>> start

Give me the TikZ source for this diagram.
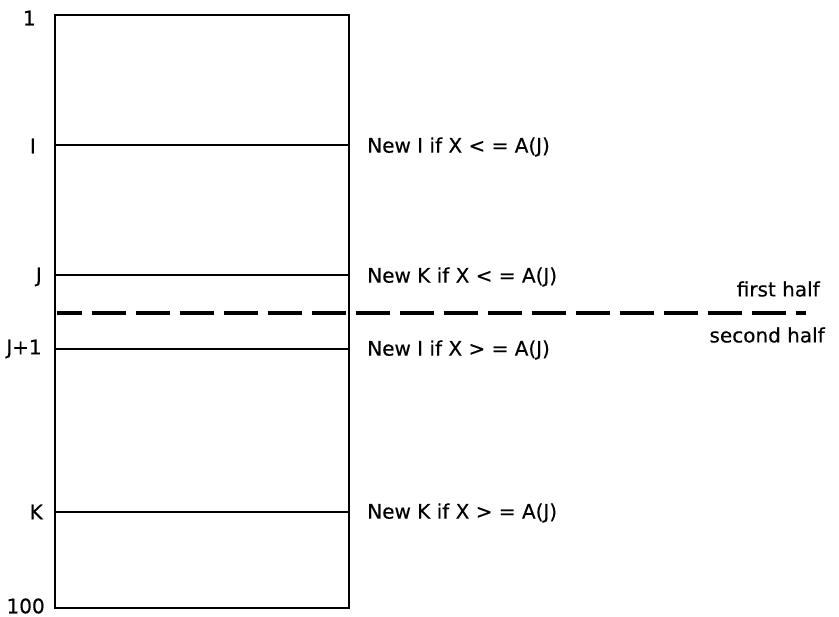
\documentclass[tikz,border=0pt]{standalone}
\usepackage{fontspec}
\setmainfont{DejaVu Sans}[FakeBold=0.4]
\begin{document}
\begin{tikzpicture}[x=0.75pt,y=-0.75pt,
  lbl/.style={font=\fontsize{15}{18}\selectfont,inner sep=0pt},
  cut/.style={line width=2.1pt}]
\useasboundingbox (0,0) rectangle (839,617);
% the array
\draw[line width=2.2pt] (55,15) rectangle (349,608);
\foreach \y in {145,275,349,512} \draw[cut] (55,\y) -- (349,\y);
% index labels
\node[lbl,anchor=east] (one) at (36,18) {1};
\node[lbl,anchor=east] (idxI) at (36,146) {I};
\node[lbl,anchor=east] (idxJ) at (42,277) {J};
\node[lbl,anchor=east] (idxJone) at (42,349) {J+1};
\node[lbl,anchor=east] (idxK) at (43,512) {K};
\node[lbl,anchor=east] (hundred) at (45,606) {100};
% rules
\node[lbl,anchor=west] (newIlo) at (367,147) {New I if X < = A(J)};
\node[lbl,anchor=west] (newKlo) at (367,277) {New K if X < = A(J)};
\node[lbl,anchor=west] (newIhi) at (367,350) {New I if X > = A(J)};
\node[lbl,anchor=west] (newKhi) at (367,513) {New K if X > = A(J)};
% the split
\draw[line width=2.3pt,dash pattern=on 26pt off 7pt,dash phase=7pt] (57,313) -- (806,313);
\node[lbl,anchor=east] (first) at (820,289) {first half};
\node[lbl,anchor=east] (second) at (825,335) {second half};
\end{tikzpicture}
\end{document}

>> end

◆ **Required work**
Your copy of the data should match it exactly, except that pictures are left out.

◆ **Task solution**
Give me the TikZ source for this diagram.
\documentclass[tikz,border=0pt]{standalone}
\usepackage{fontspec}
\setmainfont{DejaVu Sans}[FakeBold=0.4]
\begin{document}
\begin{tikzpicture}[x=0.75pt,y=-0.75pt,
  lbl/.style={font=\fontsize{15}{18}\selectfont,inner sep=0pt},
  cut/.style={line width=2.1pt}]
\useasboundingbox (0,0) rectangle (839,617);
% the array
\draw[line width=2.2pt] (55,15) rectangle (349,608);
\foreach \y in {145,275,349,512} \draw[cut] (55,\y) -- (349,\y);
% index labels
\node[lbl,anchor=east] (one) at (36,18) {1};
\node[lbl,anchor=east] (idxI) at (36,146) {I};
\node[lbl,anchor=east] (idxJ) at (42,277) {J};
\node[lbl,anchor=east] (idxJone) at (42,349) {J+1};
\node[lbl,anchor=east] (idxK) at (43,512) {K};
\node[lbl,anchor=east] (hundred) at (45,606) {100};
% rules
\node[lbl,anchor=west] (newIlo) at (367,147) {New I if X < = A(J)};
\node[lbl,anchor=west] (newKlo) at (367,277) {New K if X < = A(J)};
\node[lbl,anchor=west] (newIhi) at (367,350) {New I if X > = A(J)};
\node[lbl,anchor=west] (newKhi) at (367,513) {New K if X > = A(J)};
% the split
\draw[line width=2.3pt,dash pattern=on 26pt off 7pt,dash phase=7pt] (57,313) -- (806,313);
\node[lbl,anchor=east] (first) at (820,289) {first half};
\node[lbl,anchor=east] (second) at (825,335) {second half};
\end{tikzpicture}
\end{document}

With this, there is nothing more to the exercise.